> _The request_
Quote, line for line, the entries from the first through the one containing "315, 337.5, 360];". Pictures are left out.

#### Exercise materials ####

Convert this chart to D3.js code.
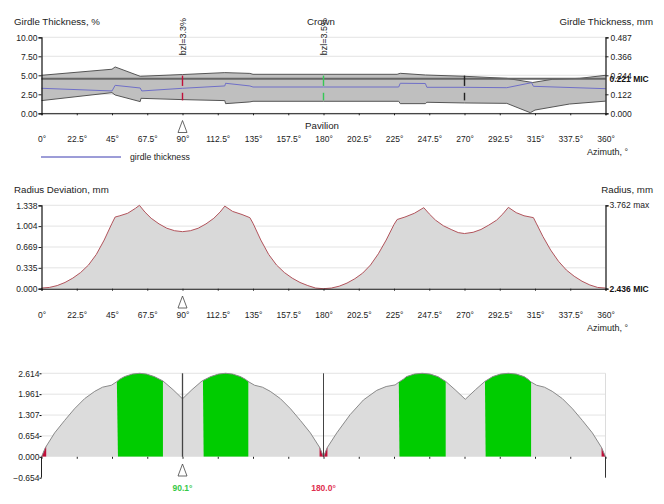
<!DOCTYPE html>
<html>
<head>
<meta charset="utf-8">
<script src="https://cdn.jsdelivr.net/npm/d3@7"></script>
<style>
    body { margin: 0; background: #fff; }
    svg { display: block; font-family: "Liberation Sans", Arial, sans-serif; }
    text { fill: #222; }
</style>
</head>
<body>
<div id="chart"></div>
<script>
var azimuthTicks = [0, 22.5, 45, 67.5, 90, 112.5, 135, 157.5, 180, 202.5, 225, 247.5, 270, 292.5, 315, 337.5, 360];

// girdle thickness, %
var crownEdge = [[0, 5.0], [45, 5.8], [47, 6.1], [63, 4.87], [90, 5.1], [117, 5.35], [133, 5.25], [135, 5.13], [180, 5.13],
    [227, 5.13], [229, 5.26], [245, 5.04], [270, 4.87], [297, 4.6], [313.5, 4.05], [326, 4.47], [343.6, 4.6], [360, 5.0]];
var pavilionEdge = [[0, 1.67], [45, 2.72], [47, 2.41], [63, 1.54], [63.5, 1.97], [90, 1.8], [117, 1.67], [117.5, 1.27], [133, 1.5],
    [135, 1.58], [180, 1.58], [228, 1.58], [229, 1.27], [245, 1.27], [246, 1.45], [270, 1.36], [297, 1.31], [312, 0.08], [315, 0.43], [337, 1.22], [360, 1.6]];
var thicknessLine = [[0, 3.29], [45, 2.94], [47, 3.68], [63, 3.33], [64, 2.94], [90, 3.29], [117, 3.6], [117.5, 3.95], [133, 3.6],
    [135, 3.46], [180, 3.46], [228, 3.46], [229, 3.95], [245, 3.92], [246, 3.42], [270, 3.42], [297, 3.37], [312.8, 4.03], [314, 3.55], [360, 3.24]];
var thicknessLeftTicks = [0, 2.5, 5, 7.5, 10];
var thicknessRightLabels = ["0.000", "0.122", "0.244", "0.366", "0.487"];
var micLevel = 4.56;
var bezelMarks = [[90, "#c0103a"], [180, "#35c855"], [270, "#222222"]];
var bezelLabels = [[90, "bzl=3.3%"], [180, "bzl=3.5%"]];

// radius deviation, mm
var radiusDeviation = [[0, 0.01], [5, 0.02], [10, 0.05], [15, 0.1], [20, 0.17], [25, 0.26], [30, 0.38], [35, 0.55], [40, 0.78], [45, 1.05], [47, 1.15],
    [50, 1.17], [55, 1.21], [60, 1.29], [62.5, 1.338], [66, 1.23], [70, 1.13], [75, 1.04], [80, 0.97], [85, 0.93], [90, 0.915],
    [95, 0.93], [100, 0.97], [105, 1.04], [110, 1.13], [114, 1.23], [117, 1.325], [122, 1.24], [128, 1.19], [133, 1.14], [135, 1.05],
    [140, 0.78], [145, 0.55], [150, 0.38], [155, 0.26], [160, 0.17], [165, 0.1], [170, 0.05], [175, 0.01], [180, 0],
    [185, 0.01], [190, 0.04], [195, 0.09], [200, 0.16], [205, 0.25], [210, 0.38], [215, 0.56], [220, 0.78], [225, 1.03], [227, 1.11],
    [232, 1.15], [238, 1.21], [244, 1.3], [247.5, 1.2], [251.5, 1.1], [256.5, 1.01], [261.5, 0.95], [266, 0.9], [270, 0.885],
    [275.5, 0.905], [280.5, 0.95], [285.5, 1.02], [290.5, 1.1], [294.5, 1.2], [298, 1.305], [303, 1.22], [308, 1.17], [314, 1.14], [316, 1.04],
    [320, 0.84], [325, 0.62], [330, 0.44], [335, 0.3], [340, 0.2], [345, 0.12], [350, 0.06], [355, 0.02], [360, 0.01]];
var radiusLeftTicks = [0, 0.335, 0.669, 1.004, 1.338];

// bottom profile
var profile = [[0, 0], [2.4, 0.28], [8.4, 0.75], [14.8, 1.14], [21, 1.5], [27.5, 1.82], [34, 2.05], [39, 2.18], [44.6, 2.24],
    [47.7, 2.34], [50, 2.43], [53, 2.51], [58, 2.59], [62.7, 2.614], [67, 2.59], [72, 2.51], [77.5, 2.375], [84, 2.1], [90, 1.815],
    [96, 2.1], [102.5, 2.375], [108, 2.51], [113, 2.59], [117.5, 2.614], [122, 2.59], [127, 2.51], [130, 2.43], [132.5, 2.34], [136, 2.24],
    [141, 2.18], [146, 2.05], [152.5, 1.82], [159, 1.5], [165.2, 1.14], [171.6, 0.75], [177.7, 0.28], [180, 0],
    [182.3, 0.28], [188.5, 0.75], [197, 1.32], [205.5, 1.78], [214, 2.08], [220, 2.2], [225.7, 2.25],
    [228.5, 2.35], [231, 2.43], [233, 2.51], [238, 2.59], [243, 2.614], [248, 2.59], [253, 2.51], [258, 2.36], [264, 2.1], [270.5, 1.8],
    [277, 2.1], [283, 2.36], [288, 2.51], [293, 2.59], [298, 2.614], [303, 2.59], [308, 2.51], [310.5, 2.43], [312.5, 2.34], [316, 2.24],
    [321, 2.18], [326, 2.05], [332.5, 1.82], [339, 1.5], [345.2, 1.14], [351.6, 0.75], [357.6, 0.28], [360, 0]];
var profileTicks = [-0.654, 0, 0.654, 1.307, 1.961, 2.614];
// green facets: azimuth at top and at bottom of each edge
var greenBands = [[48, 48.8, 77.5, 77.5], [103, 103.5, 132, 132], [228, 228.5, 258, 258], [283, 283.5, 312.5, 312.5]];
var redNotches = [[0, 3], [177.5, 182.5], [357.5, 360]];

var width = 664, height = 504;
var svg = d3.select("#chart").append("svg")
    .attr("width", width)
    .attr("height", height);

var x = d3.scaleLinear().domain([0, 360]).range([41.5, 605.5]);

function degrees(d) { return d + "°"; }

function addText(px, py, label, size, anchor, color, weight) {
    return svg.append("text")
        .attr("x", px)
        .attr("y", py)
        .attr("text-anchor", anchor || "start")
        .style("font-size", (size || 10) + "px")
        .style("fill", color || "#222")
        .style("font-weight", weight || "normal")
        .text(label);
}

function drawTriangle(top) {
    svg.append("path")
        .attr("d", "M" + x(90) + "," + top + "L" + (x(90) + 4.5) + "," + (top + 12) + "L" + (x(90) - 4.5) + "," + (top + 12) + "Z")
        .attr("fill", "#fff")
        .attr("stroke", "#444")
        .attr("stroke-width", 0.8);
}

function drawGrid(y, values) {
    svg.append("g").selectAll("line").data(values).enter().append("line")
        .attr("x1", x(0)).attr("x2", x(360))
        .attr("y1", function (d) { return y(d); })
        .attr("y2", function (d) { return y(d); })
        .attr("stroke", "#dcdcdc")
        .attr("stroke-width", 0.8);
}

// x axis with labels well below the ticks, room for the triangle between them
function drawAzimuth(baseY, padding, showLabels) {
    var axis = d3.axisBottom(x)
        .tickValues(azimuthTicks)
        .tickSize(2)
        .tickPadding(padding)
        .tickFormat(showLabels ? degrees : "");
    var g = svg.append("g").attr("transform", "translate(0," + baseY + ")").call(axis);
    g.selectAll("text").style("font-size", "8.5px");
    g.selectAll("line").attr("stroke", "#222");
    g.select(".domain").attr("stroke", "#111").attr("stroke-width", 1.1);
    return g;
}

function drawValueAxis(axis, posX) {
    var g = svg.append("g").attr("transform", "translate(" + posX + ",0)").call(axis);
    g.selectAll("text").style("font-size", "8.5px");
    g.select(".domain").attr("stroke", "#111").attr("stroke-width", 1.2);
    g.selectAll("line").attr("stroke", "#222");
    return g;
}

// ---- top chart: girdle thickness
var yThick = d3.scaleLinear().domain([0, 10]).range([113.3, 37.3]);
drawGrid(yThick, thicknessLeftTicks);

// both edges are sampled on their own angles, so join them as one closed path
var lineThick = d3.line().x(function (d) { return x(d[0]); }).y(function (d) { return yThick(d[1]); });
svg.append("path")
    .attr("d", lineThick(crownEdge.concat(pavilionEdge.slice().reverse())) + "Z")
    .attr("fill", "#bfbfbf");
svg.append("path").attr("d", lineThick(crownEdge)).attr("fill", "none").attr("stroke", "#555").attr("stroke-width", 1);
svg.append("path").attr("d", lineThick(pavilionEdge)).attr("fill", "none").attr("stroke", "#555").attr("stroke-width", 1);

svg.append("line")
    .attr("x1", x(0)).attr("x2", x(360))
    .attr("y1", yThick(micLevel)).attr("y2", yThick(micLevel))
    .attr("stroke", "#666").attr("stroke-width", 2);
svg.append("path").attr("d", lineThick(thicknessLine)).attr("fill", "none").attr("stroke", "#6f6fc8").attr("stroke-width", 1);

bezelMarks.forEach(function (m) {
    [[micLevel + 0.4, 3.6], [2.7, 1.7]].forEach(function (seg) {
        svg.append("line")
            .attr("x1", x(m[0])).attr("x2", x(m[0]))
            .attr("y1", yThick(seg[0])).attr("y2", yThick(seg[1]))
            .attr("stroke", m[1]).attr("stroke-width", 1.4);
    });
});

bezelLabels.forEach(function (b) {
    svg.append("text")
        .attr("transform", "translate(" + (x(b[0]) + 3) + "," + (yThick(7.5) - 1) + ") rotate(-90)")
        .style("font-size", "9px")
        .text(b[1]);
});

drawAzimuth(yThick(0), 21, true);
drawTriangle(120.5);

drawValueAxis(d3.axisLeft(yThick).tickValues(thicknessLeftTicks).tickSize(3).tickPadding(1)
    .tickFormat(d3.format(".2f")), x(0));
drawValueAxis(d3.axisRight(yThick).tickValues(thicknessLeftTicks).tickSize(3).tickPadding(2)
    .tickFormat(function (d, i) { return thicknessRightLabels[i]; }), x(360));
addText(609.5, yThick(micLevel) + 3, "0.221 MIC", 8.5, "start", "#111", "bold");

addText(14, 25, "Girdle Thickness, %", 9.7);
addText(653, 25, "Girdle Thickness, mm", 9.7, "end");
addText(321, 25, "Crown", 9.7, "middle");
addText(322, 129, "Pavilion", 9.7, "middle");
addText(587, 155, "Azimuth, °", 9);

svg.append("line")
    .attr("x1", 41).attr("x2", 121).attr("y1", 157).attr("y2", 157)
    .attr("stroke", "#3a3ab0").attr("stroke-width", 1);
addText(130, 160, "girdle thickness", 8.7);

// ---- middle chart: radius deviation
var yRadius = d3.scaleLinear().domain([0, 1.338]).range([288.7, 205.3]);
drawGrid(yRadius, radiusLeftTicks);

var radiusArea = d3.area()
    .x(function (d) { return x(d[0]); })
    .y0(yRadius(0))
    .y1(function (d) { return yRadius(d[1]); });
var radiusLine = d3.line()
    .x(function (d) { return x(d[0]); })
    .y(function (d) { return yRadius(d[1]); });

svg.append("path").attr("d", radiusArea(radiusDeviation)).attr("fill", "#d9d9d9");
svg.append("path").attr("d", radiusLine(radiusDeviation)).attr("fill", "none").attr("stroke", "#b2545c").attr("stroke-width", 1);

drawAzimuth(yRadius(0), 21, true);
drawTriangle(296);

drawValueAxis(d3.axisLeft(yRadius).tickValues(radiusLeftTicks).tickSize(3).tickPadding(1)
    .tickFormat(d3.format(".3f")), x(0));
drawValueAxis(d3.axisRight(yRadius).tickValues([0, 1.338]).tickSize(3).tickPadding(2)
    .tickFormat(""), x(360));
addText(609.5, yRadius(1.338) + 3, "3.762 max", 8.5);
addText(609.5, yRadius(0) + 3, "2.436 MIC", 8.5, "start", "#111", "bold");

addText(14, 193, "Radius Deviation, mm", 9.7);
addText(653, 193, "Radius, mm", 9.7, "end");
addText(587, 331, "Azimuth, °", 9);

// ---- bottom chart: profile with green facets
var yProfile = d3.scaleLinear().domain([-0.654, 2.614]).range([477.7, 373.3]);
drawGrid(yProfile, profileTicks.filter(function (d) { return d > 0; }));
svg.append("line").attr("x1", x(360)).attr("x2", x(360)).attr("y1", yProfile(2.614)).attr("y2", yProfile(0)).attr("stroke", "#dcdcdc");

var profileArea = d3.area()
    .x(function (d) { return x(d[0]); })
    .y0(yProfile(0))
    .y1(function (d) { return yProfile(d[1]); });
var profileLine = d3.line()
    .x(function (d) { return x(d[0]); })
    .y(function (d) { return yProfile(d[1]); });

svg.append("path").attr("d", profileArea(profile)).attr("fill", "#dcdcdc");

var defs = svg.append("defs");
greenBands.forEach(function (b, i) {
    defs.append("clipPath").attr("id", "band" + i).append("polygon")
        .attr("points", [[x(b[0]), yProfile(2.7)], [x(b[2]), yProfile(2.7)], [x(b[3]), yProfile(0)], [x(b[1]), yProfile(0)]].join(" "));
    svg.append("path").attr("d", profileArea(profile)).attr("fill", "#00cc00").attr("clip-path", "url(#band" + i + ")");
});
redNotches.forEach(function (n, i) {
    defs.append("clipPath").attr("id", "notch" + i).append("rect")
        .attr("x", x(n[0])).attr("width", x(n[1]) - x(n[0]))
        .attr("y", yProfile(0.6)).attr("height", yProfile(0) - yProfile(0.6));
    svg.append("path").attr("d", profileArea(profile)).attr("fill", "#c0103a").attr("clip-path", "url(#notch" + i + ")");
});
svg.append("path").attr("d", profileLine(profile)).attr("fill", "none").attr("stroke", "#8a8a8a").attr("stroke-width", 1);

svg.append("line").attr("x1", x(90)).attr("x2", x(90)).attr("y1", yProfile(2.614)).attr("y2", yProfile(0)).attr("stroke", "#444").attr("stroke-width", 1.3);
svg.append("line").attr("x1", x(180)).attr("x2", x(180)).attr("y1", yProfile(2.614)).attr("y2", yProfile(0)).attr("stroke", "#444").attr("stroke-width", 1);
svg.append("line").attr("x1", x(360)).attr("x2", x(360)).attr("y1", yProfile(0)).attr("y2", yProfile(-0.654)).attr("stroke", "#333").attr("stroke-width", 1);

var bottomAxis = drawAzimuth(yProfile(0), 0, false);
bottomAxis.select(".domain").remove();
drawTriangle(464);

var profileAxis = svg.append("g").attr("transform", "translate(" + x(0) + ",0)")
    .call(d3.axisLeft(yProfile).tickValues(profileTicks).tickSize(2).tickPadding(0)
        .tickFormat(d3.format(".3f")));
profileAxis.selectAll("text").style("font-size", "8.5px");
profileAxis.select(".domain").remove();
svg.append("line").attr("x1", x(0)).attr("x2", x(0)).attr("y1", yProfile(0)).attr("y2", yProfile(-0.654)).attr("stroke", "#222");

addText(x(90), 491, "90.1°", 8.5, "middle", "#35c845", "bold");
addText(x(180), 491, "180.0°", 8.5, "middle", "#e0304f", "bold");
</script>
</body>
</html>
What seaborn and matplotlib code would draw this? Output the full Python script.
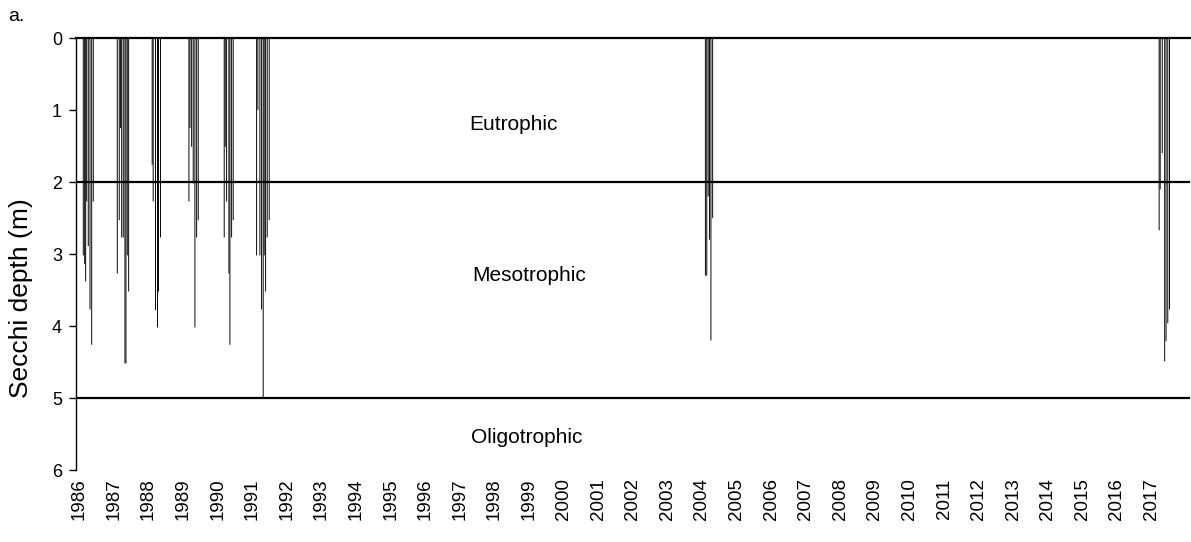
import matplotlib
matplotlib.use("Agg")
import matplotlib.pyplot as plt
import seaborn as sns
import pandas as pd

# Fechas de muestreo (año decimal) y profundidad Secchi (m)
fechas_1986 = [1986.111, 1986.151, 1986.180, 1986.209, 1986.255, 1986.305, 1986.354, 1986.400]
secchi_1986 = [3.02, 3.14, 3.38, 2.27, 2.89, 3.77, 4.26, 2.27]

fechas_1987 = [1987.094, 1987.151, 1987.190, 1987.221, 1987.267, 1987.316, 1987.345, 1987.383, 1987.423]
secchi_1987 = [3.27, 2.53, 1.25, 2.77, 2.77, 4.52, 4.52, 3.02, 3.52]

fechas_1988 = [1988.103, 1988.132, 1988.199, 1988.257, 1988.286, 1988.343]
secchi_1988 = [1.76, 2.27, 3.78, 4.02, 3.52, 2.77]

fechas_1989 = [1989.166, 1989.195, 1989.244, 1989.290, 1989.339, 1989.389, 1989.435]
secchi_1989 = [2.27, 1.25, 1.51, 2.02, 4.02, 2.77, 2.53]

fechas_1990 = [1990.186, 1990.215, 1990.255, 1990.322, 1990.351, 1990.400, 1990.446]
secchi_1990 = [2.77, 1.51, 2.27, 3.27, 4.26, 2.77, 2.53]

fechas_1991 = [1991.123, 1991.160, 1991.218, 1991.267, 1991.313, 1991.342, 1991.383, 1991.429, 1991.487]
secchi_1991 = [3.02, 1.00, 3.02, 3.77, 5.00, 3.02, 3.52, 2.77, 2.53]

fechas_2004 = [2004.10, 2004.14, 2004.18, 2004.22, 2004.26, 2004.31]
secchi_2004 = [3.30, 3.30, 2.20, 2.80, 4.20, 2.50]

fechas_2017 = [2017.22, 2017.25, 2017.31, 2017.38, 2017.42, 2017.47, 2017.52]
secchi_2017 = [2.67, 2.10, 1.60, 4.49, 4.21, 3.96, 3.77]

anios = list(range(1986, 2018))
limites_troficos = [2, 5]
zonas = ["Eutrophic", "Mesotrophic", "Oligotrophic"]
zonas_prof = [1.2, 3.3, 5.55]
zonas_x = [1998.56, 1999.0, 1998.93]

df = pd.DataFrame({
    "fecha": fechas_1986 + fechas_1987 + fechas_1988 + fechas_1989 + fechas_1990
    + fechas_1991 + fechas_2004 + fechas_2017,
    "secchi": secchi_1986 + secchi_1987 + secchi_1988 + secchi_1989 + secchi_1990
    + secchi_1991 + secchi_2004 + secchi_2017,
})

sns.set_style("white")
plt.rcParams["font.family"] = ["Liberation Sans", "DejaVu Sans"]
plt.rcParams["text.color"] = "black"
plt.rcParams["axes.labelcolor"] = "black"
plt.rcParams["xtick.color"] = "black"
plt.rcParams["ytick.color"] = "black"

fig = plt.figure(figsize=(11.91, 5.42), dpi=100)
ax = fig.add_axes([0.0638, 0.1328, 0.935, 0.797])

sns.barplot(data=df, x="fecha", y="secchi", native_scale=True, orient="x",
            color="black", width=0.95, errorbar=None, linewidth=0,
            saturation=1, ax=ax)
# sin ajuste a píxel: las barras finas salen en gris como en el original
for barra in ax.patches:
    barra.set_snap(False)

for lim in limites_troficos:
    ax.axhline(lim, color="black", lw=1.6)

for nombre, xx, prof in zip(zonas, zonas_x, zonas_prof):
    ax.text(xx, prof, nombre, ha="center", va="center", fontsize=15, color="black")

ax.set_ylim(6, 0)
ax.set_xlim(1985.9, 2018.1)
ax.set_yticks(range(0, 7))
ax.set_xticks(anios)
ax.set_xticklabels([str(a) for a in anios], rotation=90, fontsize=13.5)
ax.tick_params(axis="y", labelsize=13, direction="out", length=5, width=1, left=True, pad=5)
ax.tick_params(axis="x", length=0, pad=6)
ax.set_xlabel("")
ax.set_ylabel("Secchi depth (m)", fontsize=19)
ax.yaxis.set_label_coords(-0.039, 0.398)

for lado in ["right", "bottom"]:
    ax.spines[lado].set_visible(False)
ax.spines["top"].set_linewidth(1.6)
ax.spines["top"].set_color("black")
ax.spines["left"].set_linewidth(1)
ax.spines["left"].set_color("black")

fig.text(0.007, 0.985, "a.", fontsize=14, va="top")

plt.savefig("out.png", dpi=100)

####

> _Completed task_
Convert this chart to D3.js code.
<!DOCTYPE html>
<html>
<head>
<meta charset="utf-8">
<script src="https://cdn.jsdelivr.net/npm/d3@7"></script>
<style>
    body { margin: 0; background: #fff; }
    svg { display: block; font-family: "Liberation Sans", Arial, sans-serif; }
    text { fill: #222; }
</style>
</head>
<body>
<div id="chart"></div>
<script>
var azimuthTicks = [0, 22.5, 45, 67.5, 90, 112.5, 135, 157.5, 180, 202.5, 225, 247.5, 270, 292.5, 315, 337.5, 360];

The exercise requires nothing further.